Hi guys, I'm a noob here and this is my post so if this has already been touched upon feel free to point me in that direction...

But so I'm building a 2006 GTO up from salvage (i got a good deal on the car but if i would have known the ordeal it would be to get the parts to repair it i probably wouldn't have bought the car lol.) So, along with a bumper and fender i purchased a carbon fiber Banshee hood and I'm considering painting the hood to match the stock torrid red.

Here indies my questions: Do any of y'all have experience with painting a CF banshee hood, or any cf hood for that matter, and have tips or suggestions? is there a special paint that needs to be used? is prep gonna be any different/harder than with fiberglass or steel? And on an opinion based note, do y'all think he GTO looks better with the carbon fiber left the way it is or to have the hood painted the same color as the car, leaving the scoops and luvers black? I've even considered painting the hood and leaving the cowls unpainted to result in two stripes. 

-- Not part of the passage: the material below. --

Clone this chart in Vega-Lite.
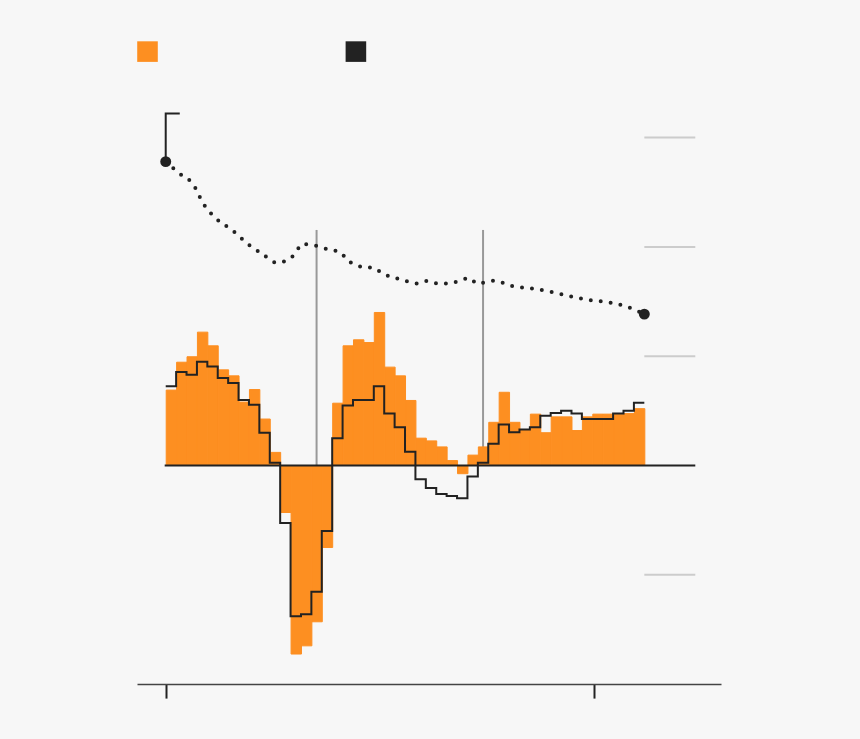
{
  "$schema": "https://vega.github.io/schema/vega-lite/v6.json",
  "width": 584,
  "height": 655.8,
  "autosize": {"type": "none"},
  "padding": {"left": 137, "top": 28.3, "right": 139, "bottom": 55},
  "background": "#f7f7f7",
  "config": {
    "view": {"stroke": null},
    "legend": {
      "orient": "none",
      "legendX": 0,
      "legendY": 12.7,
      "direction": "horizontal",
      "padding": 0,
      "symbolType": "square",
      "symbolSize": 424,
      "symbolStrokeWidth": 0,
      "symbolOpacity": 1,
      "labelOffset": 0,
      "columnPadding": 187.4,
      "title": null
    }
  },
  "datasets": {
    "quarterly": [
      {"q": 0, "v": 1.38}, {"q": 1, "v": 1.89}, {"q": 2, "v": 1.99}, {"q": 3, "v": 2.44},
      {"q": 4, "v": 2.19}, {"q": 5, "v": 1.75}, {"q": 6, "v": 1.64}, {"q": 7, "v": 1.16},
      {"q": 8, "v": 1.39}, {"q": 9, "v": 0.85}, {"q": 10, "v": 0.24}, {"q": 11, "v": -0.86},
      {"q": 12, "v": -3.45}, {"q": 13, "v": -3.30}, {"q": 14, "v": -2.86}, {"q": 15, "v": -1.50},
      {"q": 16, "v": 1.14}, {"q": 17, "v": 2.19}, {"q": 18, "v": 2.30}, {"q": 19, "v": 2.25},
      {"q": 20, "v": 2.80}, {"q": 21, "v": 1.80}, {"q": 22, "v": 1.64}, {"q": 23, "v": 1.19},
      {"q": 24, "v": 0.50}, {"q": 25, "v": 0.45}, {"q": 26, "v": 0.34}, {"q": 27, "v": 0.09},
      {"q": 28, "v": -0.15}, {"q": 29, "v": 0.19}, {"q": 30, "v": 0.34}, {"q": 31, "v": 0.79},
      {"q": 32, "v": 1.34}, {"q": 33, "v": 0.79}, {"q": 34, "v": 0.65}, {"q": 35, "v": 0.94},
      {"q": 36, "v": 0.60}, {"q": 37, "v": 0.89}, {"q": 38, "v": 0.89}, {"q": 39, "v": 0.64},
      {"q": 40, "v": 0.89}, {"q": 41, "v": 0.94}, {"q": 42, "v": 0.94}, {"q": 43, "v": 0.94},
      {"q": 44, "v": 0.95}, {"q": 45, "v": 1.04}
    ],
    "step": [
      {"q": 0, "v": 1.45}, {"q": 1, "v": 1.71}, {"q": 2, "v": 1.66}, {"q": 3, "v": 1.90},
      {"q": 4, "v": 1.81}, {"q": 5, "v": 1.60}, {"q": 6, "v": 1.51}, {"q": 7, "v": 1.20},
      {"q": 8, "v": 1.11}, {"q": 9, "v": 0.60}, {"q": 10, "v": 0.05}, {"q": 11, "v": -1.05},
      {"q": 12, "v": -2.76}, {"q": 13, "v": -2.72}, {"q": 14, "v": -2.31}, {"q": 15, "v": -1.20},
      {"q": 16, "v": 0.50}, {"q": 17, "v": 1.10}, {"q": 18, "v": 1.20}, {"q": 19, "v": 1.20},
      {"q": 20, "v": 1.45}, {"q": 21, "v": 0.95}, {"q": 22, "v": 0.70}, {"q": 23, "v": 0.25},
      {"q": 24, "v": -0.25}, {"q": 25, "v": -0.41}, {"q": 26, "v": -0.52}, {"q": 27, "v": -0.56},
      {"q": 28, "v": -0.60}, {"q": 29, "v": -0.20}, {"q": 30, "v": 0.05}, {"q": 31, "v": 0.40},
      {"q": 32, "v": 0.75}, {"q": 33, "v": 0.61}, {"q": 34, "v": 0.66}, {"q": 35, "v": 0.70},
      {"q": 36, "v": 0.91}, {"q": 37, "v": 0.96}, {"q": 38, "v": 1.00}, {"q": 39, "v": 0.95},
      {"q": 40, "v": 0.85}, {"q": 41, "v": 0.85}, {"q": 42, "v": 0.85}, {"q": 43, "v": 0.95},
      {"q": 44, "v": 1.00}, {"q": 45, "v": 1.15}, {"q": 46, "v": 1.15}
    ],
    "trend": [
      {"q": 0, "v": 5.56}, {"q": 1.28, "v": 5.35}, {"q": 2.69, "v": 5.13}, {"q": 3.59, "v": 4.80},
      {"q": 4.9, "v": 4.51}, {"q": 6.44, "v": 4.30}, {"q": 7.91, "v": 4.05}, {"q": 9.35, "v": 3.86},
      {"q": 10.7, "v": 3.71}, {"q": 11.69, "v": 3.76}, {"q": 12.5, "v": 3.89}, {"q": 13.07, "v": 4.05},
      {"q": 14.23, "v": 4.03}, {"q": 15.89, "v": 3.94}, {"q": 16.75, "v": 3.91}, {"q": 17.4, "v": 3.77},
      {"q": 19.06, "v": 3.63}, {"q": 19.99, "v": 3.62}, {"q": 20.79, "v": 3.52}, {"q": 22.52, "v": 3.41},
      {"q": 24.28, "v": 3.33}, {"q": 25.18, "v": 3.38}, {"q": 26.17, "v": 3.33}, {"q": 27.23, "v": 3.33},
      {"q": 28.22, "v": 3.38}, {"q": 29.22, "v": 3.43}, {"q": 29.92, "v": 3.33}, {"q": 31.58, "v": 3.38},
      {"q": 33.35, "v": 3.28}, {"q": 35.18, "v": 3.24}, {"q": 37.0, "v": 3.18}, {"q": 38.83, "v": 3.10},
      {"q": 40.66, "v": 3.03}, {"q": 42.48, "v": 2.99}, {"q": 44.24, "v": 2.91}, {"q": 46, "v": 2.77}
    ],
    "leader": [
      {"q": 0, "v": 5.56, "o": 0},
      {"q": 0, "v": 6.44, "o": 1},
      {"q": 1.35, "v": 6.44, "o": 2}
    ],
    "grid": [{"v": -2}, {"v": 2}, {"v": 4}, {"v": 6}],
    "events": [{"q": 14.5}, {"q": 30.5}]
  },
  "layer": [
    {
      "data": {"name": "grid"},
      "mark": {"type": "rule", "color": "#cccccc", "strokeWidth": 2},
      "encoding": {
        "y": {"field": "v", "type": "quantitative", "scale": {"domain": [-4, 8], "nice": false, "zero": false}, "axis": null},
        "x": {"datum": 46, "type": "quantitative", "scale": {"domain": [-2.76, 53.37], "nice": false, "zero": false}},
        "x2": {"datum": 50.9}
      }
    },
    {
      "data": {"name": "events"},
      "mark": {"type": "rule", "color": "#999999", "strokeWidth": 2},
      "encoding": {
        "x": {"field": "q", "type": "quantitative"},
        "y": {"datum": 4.31, "type": "quantitative"},
        "y2": {"datum": 0}
      }
    },
    {
      "data": {"name": "quarterly"},
      "mark": {"type": "bar", "opacity": 1, "binSpacing": 0, "stroke": "#fd8f21", "strokeWidth": 1},
      "encoding": {
        "x": {
          "field": "q",
          "type": "quantitative",
          "bin": {"binned": true, "step": 1},
          "scale": {"domain": [-2.76, 53.37], "nice": false, "zero": false},
          "axis": {
            "values": [0, 41.19],
            "labels": false,
            "title": null,
            "grid": false,
            "domainColor": "#444444",
            "domainWidth": 1.5,
            "tickColor": "#222222",
            "tickWidth": 2,
            "tickSize": 14
          }
        },
        "y": {"field": "v", "type": "quantitative"},
        "y2": {"datum": 0},
        "color": {
          "datum": "quarterly",
          "scale": {"domain": ["quarterly", "annual"], "range": ["#fd8f21", "#222222"]},
          "legend": {"labelExpr": "''"}
        }
      }
    },
    {
      "data": {"values": [{}]},
      "mark": {"type": "rule", "color": "#222222", "strokeWidth": 2},
      "encoding": {
        "y": {"datum": 0, "type": "quantitative"},
        "x": {"datum": -0.1, "type": "quantitative"},
        "x2": {"datum": 50.9}
      }
    },
    {
      "data": {"name": "step"},
      "mark": {"type": "line", "interpolate": "step-after", "color": "#222222", "strokeWidth": 2},
      "encoding": {
        "x": {"field": "q", "type": "quantitative"},
        "y": {"field": "v", "type": "quantitative"}
      }
    },
    {
      "data": {"name": "trend"},
      "mark": {"type": "line", "interpolate": "monotone", "color": "#222222", "strokeWidth": 4, "strokeDash": [0, 10], "strokeCap": "round"},
      "encoding": {
        "x": {"field": "q", "type": "quantitative"},
        "y": {"field": "v", "type": "quantitative"}
      }
    },
    {
      "data": {"name": "leader"},
      "mark": {"type": "line", "color": "#222222", "strokeWidth": 2},
      "encoding": {
        "x": {"field": "q", "type": "quantitative"},
        "y": {"field": "v", "type": "quantitative"},
        "order": {"field": "o"}
      }
    },
    {
      "data": {"name": "trend"},
      "transform": [{"filter": "datum.q == 0 || datum.q == 46"}],
      "mark": {"type": "circle", "color": "#222222", "opacity": 1, "size": 120},
      "encoding": {
        "x": {"field": "q", "type": "quantitative"},
        "y": {"field": "v", "type": "quantitative"}
      }
    }
  ]
}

So lets hear it, what do you guys think?


----------



## Qnko (Jun 8, 2014)

I have the same hood and my car is the same color. I did it 2 years ago and have no problems with the paint. I painted everything but the meshes. i personally don't like my body panels in different colors.


----------



## gary4n (Apr 1, 2015)

I think your best bet is to have it painted professionally. Will cost you more but you can be sure of the result.


----------